欲对内擫有更深理解,尚须与外拓进行比较,如此可使二者的特点更加彰显。沈先生把外拓法形象地喻为“屋漏痕”,并对“屋漏痕”作了形象的描绘:“外拓法的形象说法,是可以用‘屋漏痕’来形容的。怀素见壁间圻裂痕,悟到行笔之妙,颜真卿谓‘何如屋漏痕’,这觉得更自然,更切合些,故怀素大为惊叹,以为妙喻。雨水渗入壁间,凝聚成滴,始能徐徐流下来,其流动不是径直落下,必微向左右动荡着垂直流行,留其痕于壁上,始得圆而成画,放纵意多,收敛意少。所以书家取之,以其与腕运笔行相通,使人容易领悟。前人往往说,书法中绝,就是指此等处有不为世人所注意,其实是不知运腕之故。”沈先生的描述,既指出“屋漏痕”始于怀素、鲁公,又详细地表述出“屋漏痕”笔画的形态与含义(即外形特征与取势内涵)。刘有定亦有注脚:“遣笔阴阳势,出‘永’字八法,夫仄笔者,……回锋覆踪是峻疾;勒笔者,……回锋左勒是峻疾;努笔者,……弩锋下行是峻疾;趯笔者,……得势险激而左出是峻疾;策笔者,……左揭腕而掠是峻疾(一云回锋仰策是峻疾。

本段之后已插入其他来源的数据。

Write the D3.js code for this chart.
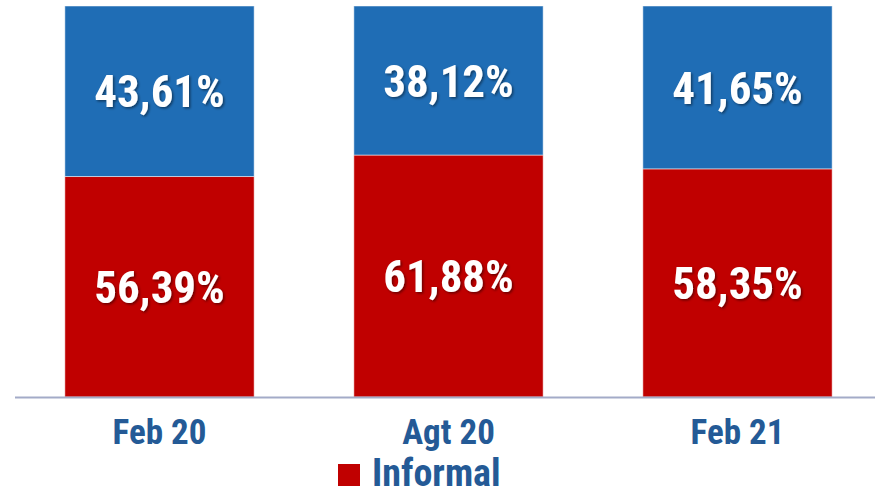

掠笔缺)。啄笔者,……右揭腕左罨是峻疾;磔笔者,……势碟掣右出是峻疾。峻疾为阳,迟涩为阴。”沈先生在文尾又说:“无论内擫外拓,这管笔,皆要左右起伏配合着不断往来行动,才能奏效。若不解运腕,那就一切皆无从做到。”
综上所述,一个明显的逻辑关系便展现在我们的面前:内擫是刚、是正、是迟、是静,是“如锥画沙”,是收敛,是骨胜,是涩,是阴;而与内擫相反的是外拓,则是柔,是奇,是疾,是动,是如“屋漏痕”,是放纵,是筋胜,是峻,是阳。从而把书法美学的矛盾范畴大大扩展、伸延,发展了书法美学的理论宝库。一切艺术之美,不外乎阳刚之美与阴柔之美,其中间层次,均可据其美的倾向度,分别划入它们之中(西方人或称壮美与优美)。而作为书法艺术的专用美学词汇,沈先生的内擫与外拓论的提出与阐发,不能不说是既新鲜又独到,既广泛又深刻的。从这个论点出发,我们可以说,平正、隐晦、质实、沉静等等,皆为内擫;而跌宕、欹侧、彰显、华丽、飞动等等,则属于外拓范畴。